# start of Provided records
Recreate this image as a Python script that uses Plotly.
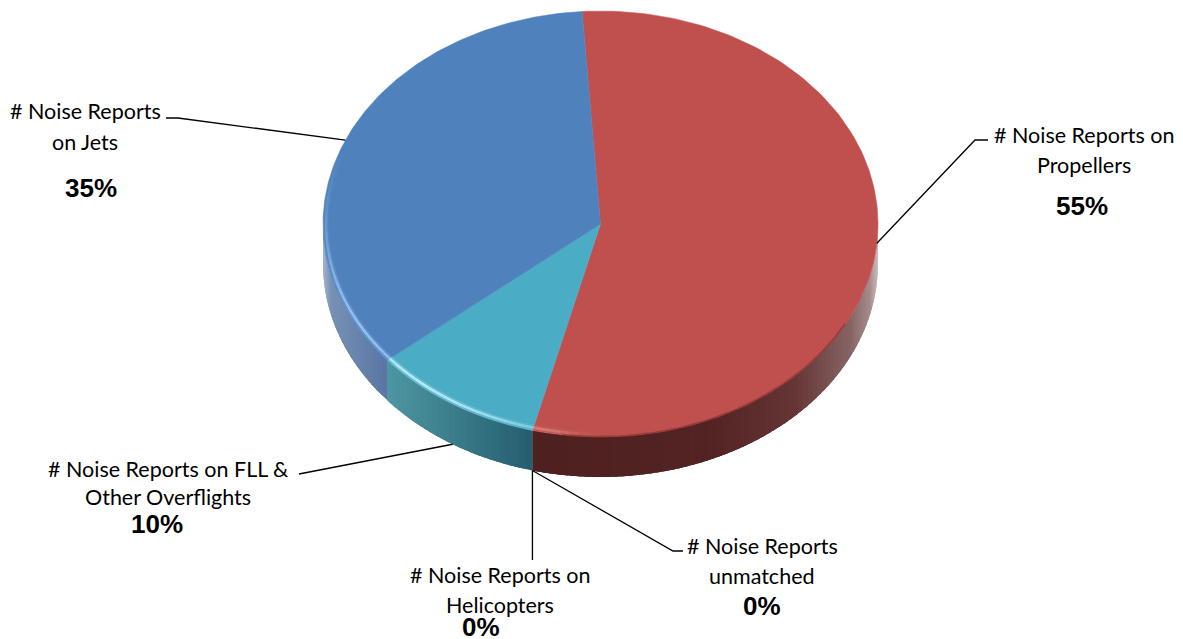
import numpy as np
import plotly.graph_objects as go

# ---------- data ----------
labels = ["# Noise Reports on Propellers", "# Noise Reports unmatched",
          "# Noise Reports on Helicopters", "# Noise Reports on FLL & Other Overflights",
          "# Noise Reports on Jets"]
values = [55, 0, 0, 10, 35]
label_lines = [["# Noise Reports on", "Propellers"], ["# Noise Reports", "unmatched"],
               ["# Noise Reports on", "Helicopters"], ["# Noise Reports on FLL &", "Other Overflights"],
               ["# Noise Reports", "on Jets"]]

# ---------- style / geometry ----------
W, H = 1183, 639
CX, CY, RX, RY, DEPTH = 600.5, 224, 277.5, 213, 40
START = -3.8
top_colors = ["#C0504D", "#C0504D", "#C0504D", "#4BACC6", "#4F81BD"]
# wall colour stops as (sin(angle), rgb)
wall_stops = {
    0: ([-0.3, 0.4, 0.7, 0.9, 0.97, 1.0],
        [(78, 32, 32), (84, 36, 36), (102, 54, 54), (135, 100, 100), (165, 140, 140), (205, 190, 190)]),
    3: ([-0.8, -0.25], [(80, 155, 165), (38, 94, 112)]),
    4: ([-1.0, -0.97, -0.77], [(165, 180, 205), (120, 145, 180), (88, 118, 165)]),
}
# rim highlight per slice: colour, angle of peak, half width, strength
rim = {0: ("#F0A8A0", 192, 6, 0.5), 3: ("#C4F4FF", 222, 30, 1.0), 4: ("#A4D0FC", 240, 28, 0.9)}
# text placement: (centre x, first line y, second line y, percent x, percent y)
text_pos = [(1084, 135, 165, 1082, 206), (762, 546, 576, 762, 606), (500, 575, 605, 481, 627),
            (168, 469, 497, 157, 524), (85, 111, 142, 91, 188)]
# leader elbows, drawn from the pie edge to the label (None = same x as the anchor)
elbows = [[(975, 140), (988, 140)], [(673, 551), (683, 551)], [(None, 560)],
          [(311, 472), (299, 474)], [(178, 118), (166, 118)]]
on_wall = [False, True, True, True, False]


def pt(t, inset=0.0, dz=0.0):
    r = np.radians(t)
    return CX + (RX - inset) * np.sin(r), CY - (RY - inset) * np.cos(r) + dz


fig = go.Figure()


def add_poly(xs, ys, color, lw=0.0):
    fig.add_trace(go.Scatter(x=xs, y=ys, mode="lines", fill="toself", fillcolor=color,
                             line=dict(color=color, width=lw), hoverinfo="skip", showlegend=False))


bounds = START + np.concatenate([[0], np.cumsum(values)]) * 3.6

# side walls (segments overlap so no seams show)
for i, v in enumerate(values):
    if v == 0:
        continue
    a, b = max(bounds[i], 90), min(bounds[i + 1], 270)
    if b <= a:
        continue
    edges = np.linspace(a, b, int((b - a) / 1.5) + 2)
    sx, cols = wall_stops[i]
    for t0, t1 in zip(edges[:-1], edges[1:]):
        ts = np.linspace(t0, min(t1 + 2.5, b), 6)
        x0, y0 = pt(ts)
        x1, y1 = pt(ts[::-1], dz=DEPTH)
        s = np.sin(np.radians((t0 + t1) / 2))
        c = [int(np.interp(s, sx, [k[n] for k in cols])) for n in range(3)]
        add_poly(np.r_[x0, x1], np.r_[y0, y1], f"rgb({c[0]},{c[1]},{c[2]})")

# top faces
for i, v in enumerate(values):
    if v == 0:
        continue
    ts = np.linspace(bounds[i], bounds[i + 1], 160)
    x, y = pt(ts)
    add_poly(np.r_[CX, x, CX], np.r_[CY, y, CY], top_colors[i], 0.5)

# soft dark rim on the right of the red slice
ts = np.linspace(118, 188, 70)
x, y = pt(ts, inset=0.5)
fig.add_trace(go.Scatter(x=x, y=y, mode="lines", line=dict(color="rgba(120,40,38,0.55)", width=1.5),
                         hoverinfo="skip", showlegend=False))

# bevel highlight along the near edge
for i, (col, peak, hw, strength) in rim.items():
    a, b = max(bounds[i], 175), min(bounds[i + 1], 288)
    edges = np.linspace(a, b, int((b - a) / 2) + 2)
    for t0, t1 in zip(edges[:-1], edges[1:]):
        m = (t0 + t1) / 2
        o = strength * float(np.exp(-((m - peak) / hw) ** 2))
        ts = np.linspace(t0, t1, 3)
        x, y = pt(ts, inset=3)
        for width, alpha in ((6, 0.22), (2.5, 0.85)):
            fig.add_trace(go.Scatter(x=x, y=y, mode="lines", opacity=o * alpha,
                                     line=dict(color=col, width=width),
                                     hoverinfo="skip", showlegend=False))

# leaders and labels
for i in range(len(values)):
    mid = (bounds[i] + bounds[i + 1]) / 2
    ax, ay = pt(mid, dz=DEPTH if on_wall[i] else 0)
    xs = [ax] + [ax if p[0] is None else p[0] for p in elbows[i]]
    ys = [ay] + [p[1] for p in elbows[i]]
    fig.add_trace(go.Scatter(x=xs, y=ys, mode="lines", line=dict(color="black", width=1.3),
                             hoverinfo="skip", showlegend=False))
    cx, y1, y2, px, py = text_pos[i]
    for line, yy in zip(label_lines[i], (y1, y2)):
        fig.add_annotation(x=cx, y=yy, text=line, showarrow=False, xanchor="center", yanchor="middle",
                           font=dict(family="Lato", size=21.5, color="black"))
    fig.add_annotation(x=px, y=py, text=f"{values[i]}%", showarrow=False, xanchor="center", yanchor="middle",
                       font=dict(family="Liberation Sans", size=26, color="black", weight="bold"))

fig.update_layout(width=W, height=H, margin=dict(l=0, r=0, t=0, b=0), showlegend=False,
                  paper_bgcolor="white", plot_bgcolor="white",
                  xaxis=dict(range=[0, W], visible=False, fixedrange=True),
                  yaxis=dict(range=[H, 0], visible=False, fixedrange=True))
fig.write_html("out.html", config=dict(displayModeBar=False),
               post_script="document.body.style.margin='0';document.body.style.overflow='hidden';")
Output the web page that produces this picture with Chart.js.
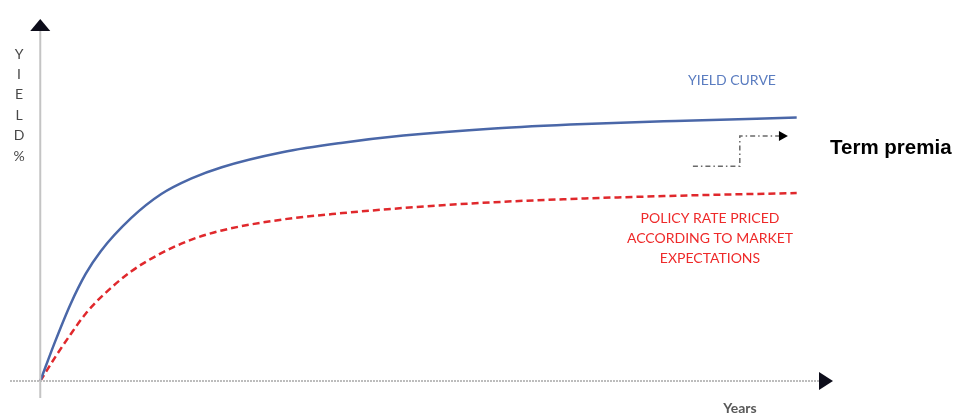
<!DOCTYPE html>
<html>
<head>
<meta charset="utf-8">
<title>Yield curve and term premia</title>
<script src="https://cdn.jsdelivr.net/npm/chart.js@4/dist/chart.umd.min.js"></script>
<style>
    html, body { margin: 0; padding: 0; background: #fff; }
    #wrap { position: relative; width: 954px; height: 414px; }
</style>
</head>
<body>
<div id="wrap"><canvas id="yieldChart"></canvas></div>
<script>
// 年限（横轴）
const years = [0, 0.5, 1, 1.5, 2, 3, 4, 5, 6, 8, 10, 12, 15, 18, 21, 25];

// 收益率曲线
const yieldCurve = [0, 1.18, 2.26, 3.15, 3.82, 4.79, 5.5, 5.96, 6.29, 6.73, 7.01, 7.22, 7.43, 7.56, 7.65, 7.75];

// 按市场预期定价的政策利率
const policyRate = [0, 0.71, 1.37, 1.98, 2.46, 3.22, 3.76, 4.16, 4.43, 4.75, 4.94, 5.09, 5.26, 5.37, 5.45, 5.53];

const yAxisLetters = ['Y', 'I', 'E', 'L', 'D', '%'];
const policyLabel = ['POLICY RATE PRICED', 'ACCORDING TO MARKET', 'EXPECTATIONS'];

function toPoints(xs, ys) {
    return xs.map((x, i) => ({ x: x, y: ys[i] }));
}

// 坐标轴、箭头和文字注释
const annotations = {
    id: 'annotations',
    afterDraw(chart) {
        const ctx = chart.ctx;
        const xs = chart.scales.x;
        const ys = chart.scales.y;
        const area = chart.chartArea;
        const x0 = xs.getPixelForValue(0);
        const y0 = ys.getPixelForValue(0);

        ctx.save();

        // 纵轴
        ctx.strokeStyle = '#c4c4c4';
        ctx.lineWidth = 2;
        ctx.beginPath();
        ctx.moveTo(x0, area.bottom);
        ctx.lineTo(x0, area.top + 10);
        ctx.stroke();
        ctx.fillStyle = '#0d0d1a';
        ctx.beginPath();
        ctx.moveTo(x0, area.top);
        ctx.lineTo(x0 + 10, area.top + 12);
        ctx.lineTo(x0 - 10, area.top + 12);
        ctx.closePath();
        ctx.fill();

        // 横轴（点线）
        ctx.strokeStyle = '#bdbdbd';
        ctx.setLineDash([2, 1]);
        ctx.beginPath();
        ctx.moveTo(area.left, y0);
        ctx.lineTo(area.right - 12, y0);
        ctx.stroke();
        ctx.setLineDash([]);
        ctx.fillStyle = '#0d0d1a';
        ctx.beginPath();
        ctx.moveTo(area.right, y0);
        ctx.lineTo(area.right - 14, y0 - 9);
        ctx.lineTo(area.right - 14, y0 + 9);
        ctx.closePath();
        ctx.fill();

        // 纵轴标题，竖排字母
        ctx.fillStyle = '#484848';
        ctx.font = '14px Lato, "Open Sans", sans-serif';
        ctx.textAlign = 'center';
        ctx.textBaseline = 'middle';
        yAxisLetters.forEach((ch, i) => {
            ctx.fillText(ch, 19, 54 + i * 20.4);
        });

        // 横轴标题
        ctx.fillStyle = '#595959';
        ctx.font = 'bold 14px Lato, "Open Sans", sans-serif';
        ctx.fillText('Years', 740, 408);

        // 曲线标签
        ctx.fillStyle = '#5a7cc0';
        ctx.font = '14px Lato, "Open Sans", sans-serif';
        ctx.fillText('YIELD CURVE', 732, 80);

        ctx.fillStyle = '#ee2a2a';
        policyLabel.forEach((line, i) => {
            ctx.fillText(line, 710, 218 + i * 20);
        });

        // 期限溢价箭头（点划线）
        const ax = xs.getPixelForValue(21.57);
        const bx = xs.getPixelForValue(23.12);
        const cx = xs.getPixelForValue(24.45);
        const tip = xs.getPixelForValue(24.71);
        const lowY = ys.getPixelForValue(6.32);
        const highY = ys.getPixelForValue(7.21);
        ctx.strokeStyle = '#6a6a6a';
        ctx.lineWidth = 1.5;
        ctx.setLineDash([5, 3, 1.5, 3]);
        ctx.beginPath();
        ctx.moveTo(ax, lowY);
        ctx.lineTo(bx, lowY);
        ctx.lineTo(bx, highY);
        ctx.lineTo(cx, highY);
        ctx.stroke();
        ctx.setLineDash([]);
        ctx.fillStyle = '#000';
        ctx.beginPath();
        ctx.moveTo(tip, highY);
        ctx.lineTo(tip - 9, highY - 5);
        ctx.lineTo(tip - 9, highY + 5);
        ctx.closePath();
        ctx.fill();

        ctx.fillStyle = '#000';
        ctx.font = 'bold 20.5px "Liberation Sans", Arial, sans-serif';
        ctx.textAlign = 'left';
        ctx.fillText('Term premia', 830, 148);

        ctx.restore();
    }
};

const ctx = document.getElementById('yieldChart').getContext('2d');
const yieldChart = new Chart(ctx, {
    type: 'line',
    data: {
        datasets: [
            {
                label: 'Yield curve',
                data: toPoints(years, yieldCurve),
                borderColor: '#4a67a8',
                borderWidth: 2.5,
                pointRadius: 0,
                cubicInterpolationMode: 'monotone',
                fill: false
            },
            {
                label: 'Policy rate priced according to market expectations',
                data: toPoints(years, policyRate),
                borderColor: '#e0282c',
                borderWidth: 2.5,
                borderDash: [7, 4],
                pointRadius: 0,
                cubicInterpolationMode: 'monotone',
                fill: false
            }
        ]
    },
    options: {
        responsive: true,
        maintainAspectRatio: false,
        animation: false,
        layout: {
            padding: { left: 10, right: 121, top: 19, bottom: 16 }
        },
        plugins: {
            legend: { display: false },
            tooltip: { enabled: false }
        },
        scales: {
            x: { type: 'linear', min: -1, max: 26.2, display: false },
            y: { min: -0.5, max: 10.65, display: false }
        }
    },
    plugins: [annotations]
});
</script>
</body>
</html>
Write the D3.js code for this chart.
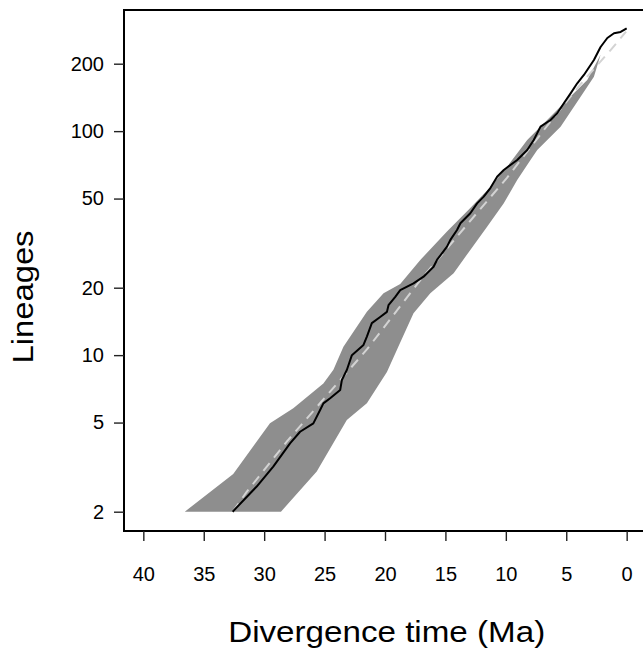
<!DOCTYPE html>
<html>
<head>
<meta charset="utf-8">
<script src="https://cdn.jsdelivr.net/npm/d3@7"></script>
<style>
  html, body { margin: 0; padding: 0; background: #fff; }
  svg { display: block; }
  text { font-family: "Liberation Sans", Arial, Helvetica, sans-serif; fill: #000; }
</style>
</head>
<body>
<svg id="chart" width="643" height="652"></svg>
<script>
// ---- Data (times in Ma, lineages counts) ----
const xTicks = [40, 35, 30, 25, 20, 15, 10, 5, 0];
const yTicks = [2, 5, 10, 20, 50, 100, 200];

// Observed lineage-through-time curve
const obsTime = [32.61, 30.62, 29.25, 27.86, 27.03, 25.93, 25.37, 25.10, 24.54, 23.71, 23.57, 23.16,
  22.74, 21.78, 21.50, 21.09, 20.40, 19.84, 19.71, 19.15, 18.74, 17.64, 16.81, 15.98, 15.70, 14.87,
  14.59, 14.04, 13.76, 12.94, 12.38, 11.83, 11.28, 10.72, 10.17, 9.06, 8.23, 7.69, 7.13, 6.30, 5.75,
  5.20, 4.64, 4.09, 3.54, 2.71, 2.16, 1.60, 1.05, 0.50, 0.0];
const obsN = [2, 2.59, 3.18, 4.04, 4.55, 4.96, 5.69, 6.09, 6.42, 6.99, 7.74, 8.58,
  10.0, 11.1, 12.1, 13.9, 14.8, 15.6, 16.7, 18.2, 19.5, 20.9, 22.4, 24.8, 26.6, 30.5,
  32.7, 36.2, 38.8, 43.0, 47.6, 51.0, 55.7, 62.6, 67.1, 74.3, 82.4, 91.3, 104.7, 112.1, 120.1,
  133.1, 147.5, 163.5, 178.1, 207.8, 237.5, 260.5, 273.4, 277.1, 287.7];

// Expected (median of simulations) curve, dashed
const expTime = [32.6, 31.45, 28.13, 23.7, 21.5, 17.08, 12.1, 9.89, 6.5, 3.81, 1.33, 0.05];
const expN = [2, 2.45, 4.11, 7.75, 10.6, 21.6, 45, 62, 107, 162, 230, 278];

// 95% envelope: upper edge (more lineages) and lower edge (fewer lineages)
const bandUpperTime = [36.57, 32.56, 29.52, 27.59, 25.1, 24.27, 23.44, 21.5, 20.12, 18.74, 17.08, 14.87,
  12.94, 11.28, 9.89, 8.23, 6.58, 4.92, 3.26, 2.16];
const bandUpperN = [2, 2.95, 4.96, 5.79, 7.48, 8.6, 10.9, 15.6, 18.9, 20.8, 26.6, 35.6,
  45.4, 56.3, 69.4, 91.3, 112, 138, 169, 219];
const bandLowerTime = [28.61, 25.65, 23.16, 21.5, 19.84, 18.74, 17.64, 16.25, 14.32, 12.94, 11.55, 10.17,
  9.06, 7.96, 7.40, 5.47, 3.81, 2.71, 2.16];
const bandLowerN = [2, 3.02, 5.13, 6.1, 8.4, 11.4, 15.4, 18.9, 23.2, 29.5, 37.4, 47.6,
  60.5, 74.3, 82.4, 104.7, 142.5, 175, 219];

// ---- Layout ----
const svg = d3.select("#chart");
const box = { left: 124, right: 646, top: 10, bottom: 531 };

const x = d3.scaleLinear().domain([41.6, -1.6]).range([box.left, box.right]);
const y = d3.scaleLog().domain([2, 200]).range([511.7, 63.7]);

const line = d3.line().x(d => x(d[0])).y(d => y(d[1]));

// Band polygon
const bandPts = bandUpperTime.map((t, i) => [t, bandUpperN[i]])
  .concat(bandLowerTime.map((t, i) => [t, bandLowerN[i]]).reverse());
svg.append("path")
  .attr("d", line(bandPts) + "Z")
  .attr("fill", "#8e8e8e")
  .attr("stroke", "none");

// Expected dashed line
svg.append("path")
  .attr("d", line(expTime.map((t, i) => [t, expN[i]])))
  .attr("fill", "none")
  .attr("stroke", "#d3d3d3")
  .attr("stroke-width", 2)
  .attr("stroke-dasharray", "10,7");

// Observed line
svg.append("path")
  .attr("d", line(obsTime.map((t, i) => [t, obsN[i]])))
  .attr("fill", "none")
  .attr("stroke", "#000")
  .attr("stroke-width", 2)
  .attr("stroke-linejoin", "round");

// Box (left, top, bottom; right edge falls outside the frame)
svg.append("path")
  .attr("d", `M${box.right},${box.top}H${box.left}V${box.bottom}H${box.right}`)
  .attr("fill", "none")
  .attr("stroke", "#000")
  .attr("stroke-width", 2);

// Y axis
const yAxis = d3.axisLeft(y).tickValues(yTicks).tickFormat(d3.format("d")).tickSize(10).tickPadding(10);
const gy = svg.append("g").attr("transform", `translate(${box.left},0)`).call(yAxis);
gy.select(".domain").remove();
gy.selectAll(".tick line").attr("stroke", "#222").attr("stroke-width", 1.4);
gy.selectAll(".tick text").attr("font-size", 20).attr("font-family", null).attr("fill", "#000");

// X axis
const xAxis = d3.axisBottom(x).tickValues(xTicks).tickFormat(d3.format("d")).tickSize(10).tickPadding(26);
const gx = svg.append("g").attr("transform", `translate(0,${box.bottom})`).call(xAxis);
gx.select(".domain").remove();
gx.selectAll(".tick line").attr("stroke", "#222").attr("stroke-width", 1.4);
gx.selectAll(".tick text").attr("font-size", 20).attr("font-family", null).attr("fill", "#000");

// Axis titles
svg.append("text")
  .attr("x", 386.7).attr("y", 642)
  .attr("text-anchor", "middle")
  .attr("font-size", 30)
  .attr("textLength", 317)
  .attr("lengthAdjust", "spacingAndGlyphs")
  .text("Divergence time (Ma)");

svg.append("text")
  .attr("transform", "translate(33,297) rotate(-90)")
  .attr("text-anchor", "middle")
  .attr("font-size", 30)
  .attr("textLength", 133)
  .attr("lengthAdjust", "spacingAndGlyphs")
  .text("Lineages");
</script>
</body>
</html>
# end of Provided records
- _Your task_: Repeat the lines exactly as they stand, from the opening line of the data through the line with "return CX +". Pictures stay out of the copy.

- _Result for this task_:
Recreate this image as a Python script that uses Plotly.
import numpy as np
import plotly.graph_objects as go

# ---------- data ----------
labels = ["# Noise Reports on Propellers", "# Noise Reports unmatched",
          "# Noise Reports on Helicopters", "# Noise Reports on FLL & Other Overflights",
          "# Noise Reports on Jets"]
values = [55, 0, 0, 10, 35]
label_lines = [["# Noise Reports on", "Propellers"], ["# Noise Reports", "unmatched"],
               ["# Noise Reports on", "Helicopters"], ["# Noise Reports on FLL &", "Other Overflights"],
               ["# Noise Reports", "on Jets"]]

# ---------- style / geometry ----------
W, H = 1183, 639
CX, CY, RX, RY, DEPTH = 600.5, 224, 277.5, 213, 40
START = -3.8
top_colors = ["#C0504D", "#C0504D", "#C0504D", "#4BACC6", "#4F81BD"]
# wall colour stops as (sin(angle), rgb)
wall_stops = {
    0: ([-0.3, 0.4, 0.7, 0.9, 0.97, 1.0],
        [(78, 32, 32), (84, 36, 36), (102, 54, 54), (135, 100, 100), (165, 140, 140), (205, 190, 190)]),
    3: ([-0.8, -0.25], [(80, 155, 165), (38, 94, 112)]),
    4: ([-1.0, -0.97, -0.77], [(165, 180, 205), (120, 145, 180), (88, 118, 165)]),
}
# rim highlight per slice: colour, angle of peak, half width, strength
rim = {0: ("#F0A8A0", 192, 6, 0.5), 3: ("#C4F4FF", 222, 30, 1.0), 4: ("#A4D0FC", 240, 28, 0.9)}
# text placement: (centre x, first line y, second line y, percent x, percent y)
text_pos = [(1084, 135, 165, 1082, 206), (762, 546, 576, 762, 606), (500, 575, 605, 481, 627),
            (168, 469, 497, 157, 524), (85, 111, 142, 91, 188)]
# leader elbows, drawn from the pie edge to the label (None = same x as the anchor)
elbows = [[(975, 140), (988, 140)], [(673, 551), (683, 551)], [(None, 560)],
          [(311, 472), (299, 474)], [(178, 118), (166, 118)]]
on_wall = [False, True, True, True, False]


def pt(t, inset=0.0, dz=0.0):
    r = np.radians(t)
    return CX + (RX - inset) * np.sin(r), CY - (RY - inset) * np.cos(r) + dz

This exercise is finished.